Jed and Angela turned suddenly towards the door, their eyes widening in horror as they realised that the shadow in Persephone’s hand was her gun. “I think you can put that in the past tense, Angela.”
“No, Persephone. You don’t understand...”
The lovers scrambled apart. Angela covered herself as best she could with a discarded shirt, since Jed had snatched up all the bedclothes to defend his genitals.
“All that bullshit about not wanting a man,” Persephone spat. “All that earnest advice you gave Serena about the trouble with having a lover who’s a slave to his hormones.”
“I couldn’t help it. I meant everything I said to Serena about men, but Jed was different. I didn’t want it to be like this, I swear. It just sort of happened. You’re not going to shoot me, are you? Say you’re not going to shoot me, Perse?”

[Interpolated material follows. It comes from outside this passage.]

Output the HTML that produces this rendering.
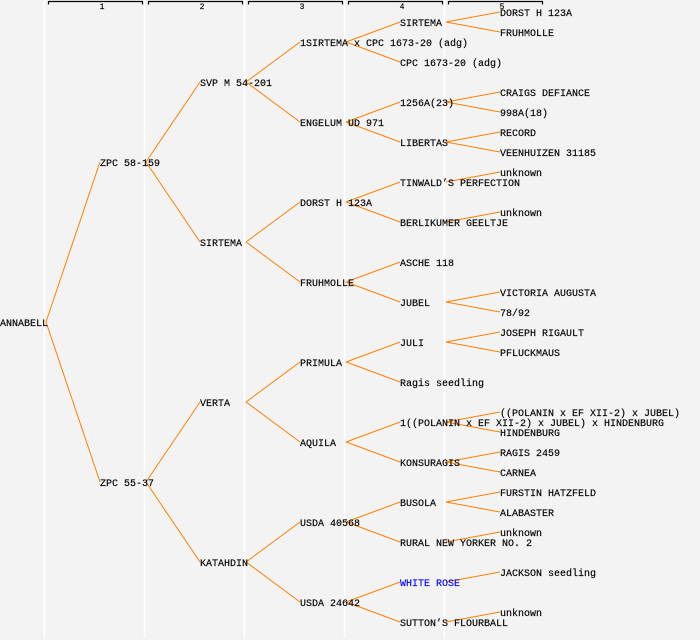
<!DOCTYPE html>
<html><head><meta charset="utf-8"><style>
html,body{margin:0;padding:0;background:#f3f3f3;}
svg{display:block;}
text{font-family:"Liberation Mono",monospace;font-size:10px;fill:#000;stroke:#000;stroke-width:0.15;}
</style></head><body>
<svg width="700" height="640" xmlns="http://www.w3.org/2000/svg">
<rect width="700" height="640" fill="#f3f3f3"/>
<g stroke="#fff" stroke-width="1.5">
<line x1="44.5" y1="0" x2="44.5" y2="638"/>
<line x1="144.5" y1="0" x2="144.5" y2="638"/>
<line x1="244.5" y1="0" x2="244.5" y2="638"/>
<line x1="344.5" y1="0" x2="344.5" y2="638"/>
<line x1="444.5" y1="0" x2="444.5" y2="638"/>
</g>
<g stroke="#000" stroke-width="1.2" fill="none">
<path d="M48.5 4.5V1.5H142.5V4.5"/>
<path d="M148.5 4.5V1.5H242.5V4.5"/>
<path d="M248.5 4.5V1.5H342.5V4.5"/>
<path d="M348.5 4.5V1.5H442.5V4.5"/>
<path d="M448.5 4.5V1.5H542.5V4.5"/>
</g>
<g text-anchor="middle">
<text x="102" y="9" style="font-size:8px">1</text>
<text x="202" y="9" style="font-size:8px">2</text>
<text x="302" y="9" style="font-size:8px">3</text>
<text x="402" y="9" style="font-size:8px">4</text>
<text x="502" y="9" style="font-size:8px">5</text>
</g>
<g stroke="#ff8000" stroke-width="1" fill="none">
<line x1="46" y1="322" x2="100" y2="162"/><line x1="46" y1="322" x2="100" y2="482"/>
<line x1="146" y1="162" x2="200" y2="82"/><line x1="146" y1="162" x2="200" y2="242"/>
<line x1="146" y1="482" x2="200" y2="402"/><line x1="146" y1="482" x2="200" y2="562"/>
<line x1="246" y1="82" x2="300" y2="42"/><line x1="246" y1="82" x2="300" y2="122"/>
<line x1="246" y1="242" x2="300" y2="202"/><line x1="246" y1="242" x2="300" y2="282"/>
<line x1="246" y1="402" x2="300" y2="362"/><line x1="246" y1="402" x2="300" y2="442"/>
<line x1="246" y1="562" x2="300" y2="522"/><line x1="246" y1="562" x2="300" y2="602"/>
<line x1="346" y1="42" x2="400" y2="22"/><line x1="346" y1="42" x2="400" y2="62"/>
<line x1="346" y1="122" x2="400" y2="102"/><line x1="346" y1="122" x2="400" y2="142"/>
<line x1="346" y1="202" x2="400" y2="182"/><line x1="346" y1="202" x2="400" y2="222"/>
<line x1="346" y1="282" x2="400" y2="262"/><line x1="346" y1="282" x2="400" y2="302"/>
<line x1="346" y1="362" x2="400" y2="342"/><line x1="346" y1="362" x2="400" y2="382"/>
<line x1="346" y1="442" x2="400" y2="422"/><line x1="346" y1="442" x2="400" y2="462"/>
<line x1="346" y1="522" x2="400" y2="502"/><line x1="346" y1="522" x2="400" y2="542"/>
<line x1="346" y1="602" x2="400" y2="582"/><line x1="346" y1="602" x2="400" y2="622"/>
<line x1="446" y1="22" x2="500" y2="12"/><line x1="446" y1="22" x2="500" y2="32"/>
<line x1="446" y1="102" x2="500" y2="92"/><line x1="446" y1="102" x2="500" y2="112"/>
<line x1="446" y1="142" x2="500" y2="132"/><line x1="446" y1="142" x2="500" y2="152"/>
<line x1="446" y1="182" x2="500" y2="172"/>
<line x1="446" y1="222" x2="500" y2="212"/>
<line x1="446" y1="302" x2="500" y2="292"/><line x1="446" y1="302" x2="500" y2="312"/>
<line x1="446" y1="342" x2="500" y2="332"/><line x1="446" y1="342" x2="500" y2="352"/>
<line x1="446" y1="422" x2="500" y2="412"/><line x1="446" y1="422" x2="500" y2="432"/>
<line x1="446" y1="462" x2="500" y2="452"/><line x1="446" y1="462" x2="500" y2="472"/>
<line x1="446" y1="502" x2="500" y2="492"/><line x1="446" y1="502" x2="500" y2="512"/>
<line x1="446" y1="542" x2="500" y2="532"/>
<line x1="446" y1="582" x2="500" y2="572"/>
<line x1="446" y1="622" x2="500" y2="612"/>
</g>
<g>
<text x="0" y="326">ANNABELL</text>
<text x="100" y="166">ZPC 58-159</text>
<text x="100" y="486">ZPC 55-37</text>
<text x="200" y="86">SVP M 54-201</text>
<text x="200" y="246">SIRTEMA</text>
<text x="200" y="406">VERTA</text>
<text x="200" y="566">KATAHDIN</text>
<text x="300" y="46">1SIRTEMA x CPC 1673-20 (adg)</text>
<text x="300" y="126">ENGELUM UD 971</text>
<text x="300" y="206">DORST H 123A</text>
<text x="300" y="286">FRUHMOLLE</text>
<text x="300" y="366">PRIMULA</text>
<text x="300" y="446">AQUILA</text>
<text x="300" y="526">USDA 40568</text>
<text x="300" y="606">USDA 24642</text>
<text x="400" y="26">SIRTEMA</text>
<text x="400" y="66">CPC 1673-20 (adg)</text>
<text x="400" y="106">1256A(23)</text>
<text x="400" y="146">LIBERTAS</text>
<text x="400" y="186">TINWALD’S PERFECTION</text>
<text x="400" y="226">BERLIKUMER GEELTJE</text>
<text x="400" y="266">ASCHE 118</text>
<text x="400" y="306">JUBEL</text>
<text x="400" y="346">JULI</text>
<text x="400" y="386">Ragis seedling</text>
<text x="400" y="426">1((POLANIN x EF XII-2) x JUBEL) x HINDENBURG</text>
<text x="400" y="466">KONSURAGIS</text>
<text x="400" y="506">BUSOLA</text>
<text x="400" y="546">RURAL NEW YORKER NO. 2</text>
<text x="400" y="586" style="fill:#0000ff;stroke:#0000ff">WHITE ROSE</text>
<text x="400" y="626">SUTTON’S FLOURBALL</text>
<text x="500" y="16">DORST H 123A</text>
<text x="500" y="36">FRUHMOLLE</text>
<text x="500" y="96">CRAIGS DEFIANCE</text>
<text x="500" y="116">998A(18)</text>
<text x="500" y="136">RECORD</text>
<text x="500" y="156">VEENHUIZEN 31185</text>
<text x="500" y="176">unknown</text>
<text x="500" y="216">unknown</text>
<text x="500" y="296">VICTORIA AUGUSTA</text>
<text x="500" y="316">78/92</text>
<text x="500" y="336">JOSEPH RIGAULT</text>
<text x="500" y="356">PFLUCKMAUS</text>
<text x="500" y="416">((POLANIN x EF XII-2) x JUBEL)</text>
<text x="500" y="436">HINDENBURG</text>
<text x="500" y="456">RAGIS 2459</text>
<text x="500" y="476">CARNEA</text>
<text x="500" y="496">FURSTIN HATZFELD</text>
<text x="500" y="516">ALABASTER</text>
<text x="500" y="536">unknown</text>
<text x="500" y="576">JACKSON seedling</text>
<text x="500" y="616">unknown</text>
</g>
</svg>
</body></html>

Persephone raised the gun again.
“Don’t do it, please. Please, Persephone.”
It was Jed, pleading from beneath the duvet.
“Beg for me,” said Persephone. “Beg.”
~ * ~
There wasn’t much that Jed could do but agree to dig the hole. Persephone had him out in the garden as soon as darkness fell, on his hands and knees in the dirt, scrabbling away without a shovel. As he was digging, she knew that Jed would be planning his escape. But where would he go? Back to England to face the Gaians and almost certain death?
No, she thought almost sadly. He would stay. He probably wouldn’t even have the guts to leave her house.
Persephone had no doubt that there were plenty of women out there in the vast sprawl of Los Angeles who would gladly take Jed in, but once he stepped outside her gate without the safety of the car, it was more likely that some mutant veteran from the African wars would get to him first. She had made sure
it was well-known from the day Jed arrived in America that there were at least two of those crazy creatures in the canyon below her house, just lying in wait for a man to pass while they laboured under the bizarre notion that fresh sperm would give them back the humanity they had lost to chemical warfare.
“Come inside, Jed,” she commanded, when the hole had been filled and smoothed over. Jed sat in the corner of the vast cool lounge, never taking his eyes off Persephone as she sat in her chair, mobile phone in lap, pondering what to do next.
She had not asked Serena what she’d had done to Peter after finding him with the house-girl. For once, Serena hadn’t been bursting to boast about the qualifications of the surgeon or the astronomical cost, as she had done after each of her cosmetic ops. Jed’s face seemed to register a brief flicker of fear as Persephone picked up the phone and asked for Serena now. He couldn’t know, could he? Sometimes it was as though he were telepathic.